During our conversation, Reeve
laughs at the suggestion that his is an ‘idealised’
job, arguing that this depends on your perception. He adamantly
argues that making travel documentaries is not a job that
takes you from one luxury pool to another, and that it is,
in fact, hugely tiring, draining, not to mention poorly paid.
However, it is also extremely rewarding to travel across the
planet, and enhance your understanding of the world in which
you live.
When you consider the remoteness
and isolation of many of the places Reeve travels to, his
earlier laughter is unsurprising – Reeve has spent significant
parts of his travels under threat, whether that be the risk
of being shot in Mogadishu, or the fear of suffering a horrific
car crash in Saudi Arabia. Reeve is well aware of the risks
involved in what he does, and knows that a situation can change
rapidly, altering his sense of place, and the whole experience.
Reeve talks with great empathy and understanding on the subject
of Gardner and Cumbers, having visited the exact location
of the tragic shooting only one year prior, with the same
guide, and having enjoyed such a different experience. Nevertheless,
the risks are managed as best they can be, and Reeve assures
me that you’re just as likely to have a skiing accident
– as his friend Tom just has on their recent holiday.
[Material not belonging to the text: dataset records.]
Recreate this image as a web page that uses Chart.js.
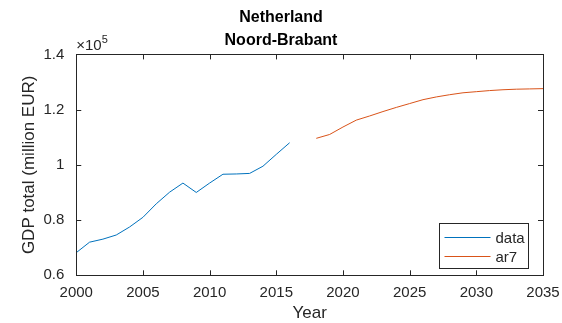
<!DOCTYPE html>
<html>
<head>
<meta charset="utf-8">
<script src="https://cdn.jsdelivr.net/npm/chart.js@4/dist/chart.umd.min.js"></script>
<style>
  html, body { margin: 0; padding: 0; background: #fff; }
  #wrap { width: 562px; height: 323px; }
</style>
</head>
<body>
<div id="wrap"><canvas id="gdp"></canvas></div>
<script>
// GDP total, Noord-Brabant (million EUR)
var dataYears = [2000, 2001, 2002, 2003, 2004, 2005, 2006, 2007, 2008, 2009, 2010, 2011, 2012, 2013, 2014, 2015, 2016];
var dataValues = [68200, 72000, 73100, 74600, 77500, 81000, 85900, 90100, 93400, 90000, 93400, 96600, 96700, 96900, 99500, 103800, 108000];

// ar7 forecast
var ar7Years = [2018, 2019, 2020, 2021, 2022, 2023, 2024, 2025, 2026, 2027, 2028, 2029, 2030, 2031, 2032, 2033, 2034, 2035];
var ar7Values = [109600, 111000, 113700, 116200, 117700, 119300, 120800, 122200, 123600, 124600, 125400, 126100, 126500, 126900, 127200, 127400, 127500, 127600];

var xTicks = [2000, 2005, 2010, 2015, 2020, 2025, 2030, 2035];
var yTicks = [60000, 80000, 100000, 120000, 140000];

var axisColor = '#262626';
var fontFamily = '"Liberation Sans", Arial, Helvetica, sans-serif';

function points(xs, ys) {
    return xs.map(function (x, i) { return { x: x, y: ys[i] }; });
}

// box around the axes, inward ticks, exponent label and legend
var matlabAxes = {
    id: 'matlabAxes',
    afterDraw: function (chart) {
        var ctx = chart.ctx;
        var a = chart.chartArea;
        var xs = chart.scales.x, ys = chart.scales.y;
        var tl = 5;
        ctx.save();
        ctx.strokeStyle = axisColor;
        ctx.lineWidth = 1;
        ctx.strokeRect(Math.round(a.left) + 0.5, Math.round(a.top) + 0.5,
            Math.round(a.right - a.left), Math.round(a.bottom - a.top));
        ctx.beginPath();
        xTicks.forEach(function (v) {
            var px = Math.round(xs.getPixelForValue(v)) + 0.5;
            ctx.moveTo(px, a.bottom); ctx.lineTo(px, a.bottom - tl);
            ctx.moveTo(px, a.top); ctx.lineTo(px, a.top + tl);
        });
        yTicks.forEach(function (v) {
            var py = Math.round(ys.getPixelForValue(v)) + 0.5;
            ctx.moveTo(a.left, py); ctx.lineTo(a.left + tl, py);
            ctx.moveTo(a.right, py); ctx.lineTo(a.right - tl, py);
        });
        ctx.stroke();

        // exponent
        ctx.fillStyle = axisColor;
        ctx.textBaseline = 'alphabetic';
        ctx.textAlign = 'left';
        ctx.font = '15px ' + fontFamily;
        ctx.fillText('\u00d710', a.left, a.top - 4);
        var w = ctx.measureText('\u00d710').width;
        ctx.font = '11px ' + fontFamily;
        ctx.fillText('5', a.left + w, a.top - 11);

        // legend
        var lx = 439.5, ly = 223.5, lw = 89, lh = 45;
        ctx.fillStyle = '#fff';
        ctx.fillRect(lx, ly, lw, lh);
        ctx.strokeStyle = axisColor;
        ctx.strokeRect(lx, ly, lw, lh);
        ctx.font = '15px ' + fontFamily;
        ctx.textBaseline = 'middle';
        chart.data.datasets.forEach(function (ds, i) {
            var yy = ly + 14 + i * 19;
            ctx.strokeStyle = ds.borderColor;
            ctx.beginPath();
            ctx.moveTo(lx + 5, yy); ctx.lineTo(lx + 51, yy);
            ctx.stroke();
            ctx.fillStyle = axisColor;
            ctx.fillText(ds.label, lx + 56, yy + 1);
        });
        ctx.restore();
    }
};

new Chart(document.getElementById('gdp'), {
    type: 'line',
    data: {
        datasets: [
            {
                label: 'data',
                data: points(dataYears, dataValues),
                borderColor: '#0072BD',
                borderWidth: 1,
                pointRadius: 0,
                fill: false,
                tension: 0
            },
            {
                label: 'ar7',
                data: points(ar7Years, ar7Values),
                borderColor: '#D95319',
                borderWidth: 1,
                pointRadius: 0,
                fill: false,
                tension: 0
            }
        ]
    },
    options: {
        responsive: true,
        maintainAspectRatio: false,
        animation: false,
        events: [],
        layout: { padding: { left: 19, right: 19, top: 0, bottom: 0 } },
        plugins: {
            legend: { display: false },
            tooltip: { enabled: false },
            title: {
                display: true,
                text: ['Netherland', 'Noord-Brabant'],
                color: '#000',
                font: { family: fontFamily, size: 16, weight: 'bold', lineHeight: 1.45 },
                padding: { top: 6, bottom: 2 }
            }
        },
        scales: {
            x: {
                type: 'linear',
                min: 2000,
                max: 2035,
                afterBuildTicks: function (scale) {
                    scale.ticks = xTicks.map(function (v) { return { value: v }; });
                },
                grid: { display: false },
                border: { display: false },
                ticks: {
                    color: axisColor,
                    padding: 1,
                    maxRotation: 0,
                    font: { family: fontFamily, size: 15 },
                    callback: function (v) { return String(v); }
                },
                title: {
                    display: true,
                    text: 'Year',
                    color: axisColor,
                    font: { family: fontFamily, size: 17, lineHeight: 1.1 },
                    padding: { top: 1, bottom: 0 }
                }
            },
            y: {
                min: 60000,
                max: 140000,
                afterBuildTicks: function (scale) {
                    scale.ticks = yTicks.map(function (v) { return { value: v }; });
                },
                grid: { display: false },
                border: { display: false },
                ticks: {
                    color: axisColor,
                    padding: 4,
                    font: { family: fontFamily, size: 15 },
                    callback: function (v) { return String(Math.round(v / 1e4) / 10); }
                },
                title: {
                    display: true,
                    text: 'GDP total (million EUR)',
                    color: axisColor,
                    font: { family: fontFamily, size: 17 },
                    padding: { top: 0, bottom: 0 }
                }
            }
        }
    },
    plugins: [matlabAxes]
});
</script>
</body>
</html>
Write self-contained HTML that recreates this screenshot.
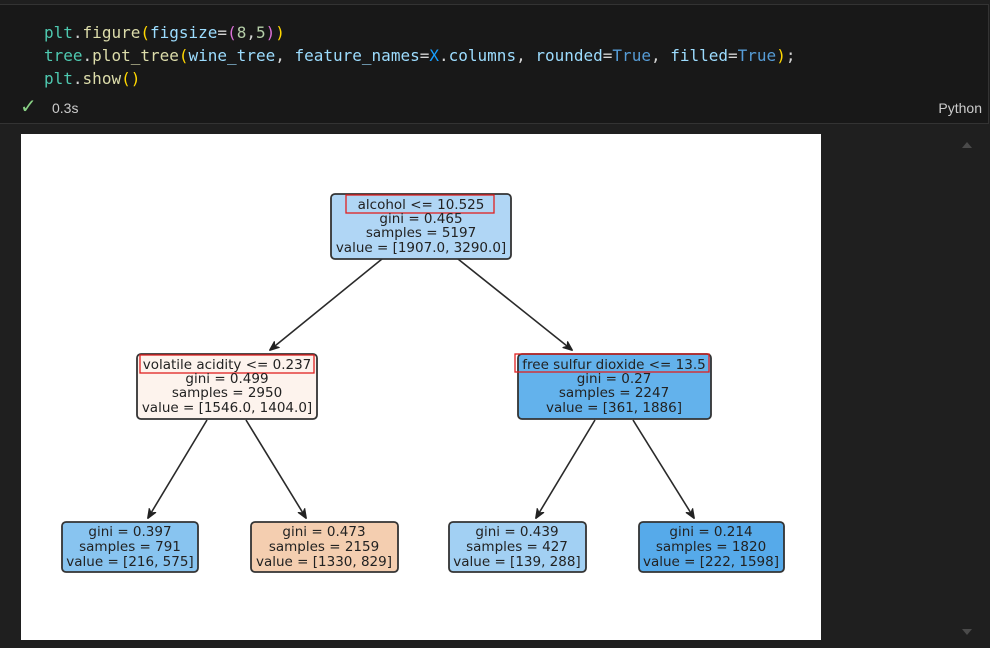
<!DOCTYPE html>
<html><head><meta charset="utf-8"><style>
body{margin:0;width:990px;height:648px;background:#1f1f1f;overflow:hidden;position:relative;font-family:"Liberation Sans",sans-serif}
.cell{position:absolute;left:0;top:4px;width:988px;height:118px;background:#181818;border-top:1px solid #333;border-bottom:1px solid #333;border-right:1px solid #333}
.code{position:absolute;left:44px;top:16px;font-family:"DejaVu Sans Mono","Liberation Mono",monospace;font-size:16px;line-height:23px;color:#d4d4d4;white-space:pre}
.f{color:#4ec9b0}.y{color:#ffd700}.p{color:#da70d6}.b{color:#9cdcfe}.n{color:#b5cea8}.c{color:#569cd6}.k{color:#179fff}
</style></head><body>
<div class="cell">
<div class="code"><span class="f">plt</span>.<span style="color:#dcdcaa">figure</span><span class="y">(</span><span class="b">figsize</span>=<span class="p">(</span><span class="n">8</span>,<span class="n">5</span><span class="p">)</span><span class="y">)</span>
<span class="f">tree</span>.<span style="color:#dcdcaa">plot_tree</span><span class="y">(</span><span class="b">wine_tree</span>, <span class="b">feature_names</span>=<span class="k">X</span>.<span class="b">columns</span>, <span class="b">rounded</span>=<span class="c">True</span>, <span class="b">filled</span>=<span class="c">True</span><span class="y">)</span>;
<span class="f">plt</span>.<span style="color:#dcdcaa">show</span><span class="y">()</span></div>
<div style="position:absolute;left:20px;top:89px;color:#89d185;font-size:20px">✓</div>
<div style="position:absolute;left:52px;top:95px;color:#ccc;font-size:14px">0.3s</div>
<div style="position:absolute;right:6px;top:95px;color:#ccc;font-size:14px">Python</div>
</div>
<div style="position:absolute;left:962px;top:142px;width:0;height:0;border-left:5px solid transparent;border-right:5px solid transparent;border-bottom:6px solid #4a4a4a"></div>
<div style="position:absolute;left:962px;top:629px;width:0;height:0;border-left:5px solid transparent;border-right:5px solid transparent;border-top:6px solid #4a4a4a"></div>
<svg style="position:absolute;left:21px;top:134px" width="800" height="506" viewBox="21 134 800 506">
<defs><marker id="a" markerWidth="10" markerHeight="10" refX="9" refY="5" orient="auto" markerUnits="userSpaceOnUse"><path d="M0,1 L10,5 L0,9 L3,5 Z" fill="#222" stroke="#222" stroke-width="1"/></marker></defs>
<rect x="21" y="134" width="800" height="506" fill="#fff"/>
<g stroke="#2a2a2a" stroke-width="1.6" marker-end="url(#a)">
<line x1="382" y1="259" x2="270" y2="350"/><line x1="458" y1="259" x2="572" y2="350"/>
<line x1="207" y1="420" x2="148" y2="518"/><line x1="246" y1="420" x2="306" y2="518"/>
<line x1="595" y1="420" x2="536" y2="518"/><line x1="633" y1="420" x2="694" y2="518"/>
</g>
<g stroke="#333" stroke-width="1.8">
<rect x="331" y="194" width="180" height="65" rx="4" fill="#b0d6f5"/>
<rect x="137" y="354" width="180" height="65" rx="4" fill="#fdf3ed"/>
<rect x="518" y="354" width="193" height="65" rx="4" fill="#63b2ec"/>
<rect x="62" y="522" width="136" height="50" rx="4" fill="#88c4f0"/>
<rect x="251" y="522" width="147" height="50" rx="4" fill="#f4ceb0"/>
<rect x="449" y="522" width="137" height="50" rx="4" fill="#a2d0f3"/>
<rect x="639" y="522" width="145" height="50" rx="4" fill="#56aaea"/>
</g>
<g fill="none" stroke="#e02020" stroke-width="1.3">
<rect x="346" y="195" width="148" height="18"/>
<rect x="140" y="355" width="174" height="18"/>
<rect x="515" y="354" width="194" height="18"/>
</g>
<g font-family="DejaVu Sans,sans-serif" font-size="13.5" fill="#222" text-anchor="middle">
<text x="421" y="209">alcohol &lt;= 10.525</text><text x="421" y="223">gini = 0.465</text><text x="421" y="237">samples = 5197</text><text x="421" y="252">value = [1907.0, 3290.0]</text>
<text x="227" y="369">volatile acidity &lt;= 0.237</text><text x="227" y="383">gini = 0.499</text><text x="227" y="397">samples = 2950</text><text x="227" y="412">value = [1546.0, 1404.0]</text>
<text x="614" y="369">free sulfur dioxide &lt;= 13.5</text><text x="614" y="383">gini = 0.27</text><text x="614" y="397">samples = 2247</text><text x="614" y="412">value = [361, 1886]</text>
<text x="130" y="536">gini = 0.397</text><text x="130" y="551">samples = 791</text><text x="130" y="566">value = [216, 575]</text>
<text x="324" y="536">gini = 0.473</text><text x="324" y="551">samples = 2159</text><text x="324" y="566">value = [1330, 829]</text>
<text x="517" y="536">gini = 0.439</text><text x="517" y="551">samples = 427</text><text x="517" y="566">value = [139, 288]</text>
<text x="711" y="536">gini = 0.214</text><text x="711" y="551">samples = 1820</text><text x="711" y="566">value = [222, 1598]</text>
</g>
</svg>
</body></html>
Despite the danger, Reeve is welcomed
wherever he travels, a fact that continually surprises and
amazes him. Asking why, Reeve affirms that people are very
rarely hostile, even in war zones, and have the ability to
distinguish between a person and the government of the country
they’re from. People’s natural behaviour is simply
to be curious, inquisitive and friendly.
Although his initial interest lay
in regions of conflict, Reeve finds that his interests are
developing beyond this, becoming increasingly fascinated with
the ‘stories that happen along the way’. A long
list of destinations he’d like to visit for the first
time, or spend more time in, roll off his tongue, including
North Africa, India, South America and Russia – a country
I’m told covers 11 time zones – and yet he finds
it hard to define what it is that piques his interest in a
country. Any number of things, I’m told: eccentric cultures
and characters, amazing open spaces such as in Australia,
incredible wildlife such as in Botswana, or even troubled
politics. Reeve is a generalist, not a specialist, and enjoys
a general fascination with places and stories.
Given Reeve’s background
as an author on such serious topics as global terror, I am
intrigued by the light-hearted style for which his documentaries
are renowned. Reeve acknowledges the fact that he adopts a
humorous style, but hopes that this does not make his reporting
insincere: by taking five minutes to taste delicacies such
as penis soup in Madagascar, he hopes he will then be given
five minutes to highlight the poverty endured in this country.
His aim is to reach as wide an audience as possible, to educate
the public, as well as himself.
Reeve never went to University:
he asserts that it’s a dangerous game to have regrets,
but that if he lived life over, he would enjoy the friends,
fun, confidence and contacts that University brings with it.
Nevertheless, he has learned an important lesson from travelling
– he has, after all, graduated with Honours from the
University of Life. Despite the cliché, Reeve asserts
that seeing the planet has placed his own life in context,
allowing him the realisation of how lucky he is to have a
British passport, belong to a country that 90% of the world’s
population would give anything to live in, and where debates
in parliament focus on the decibel level of fireworks, as
opposed to the suffering of the indigenous population. Reeve
is ‘chuffed’ to be British, his favourite city,
of all those hundreds he’s travelled to, is London and,
with so much world experience under his belt at such a young
age, for him, there still really is no place like home.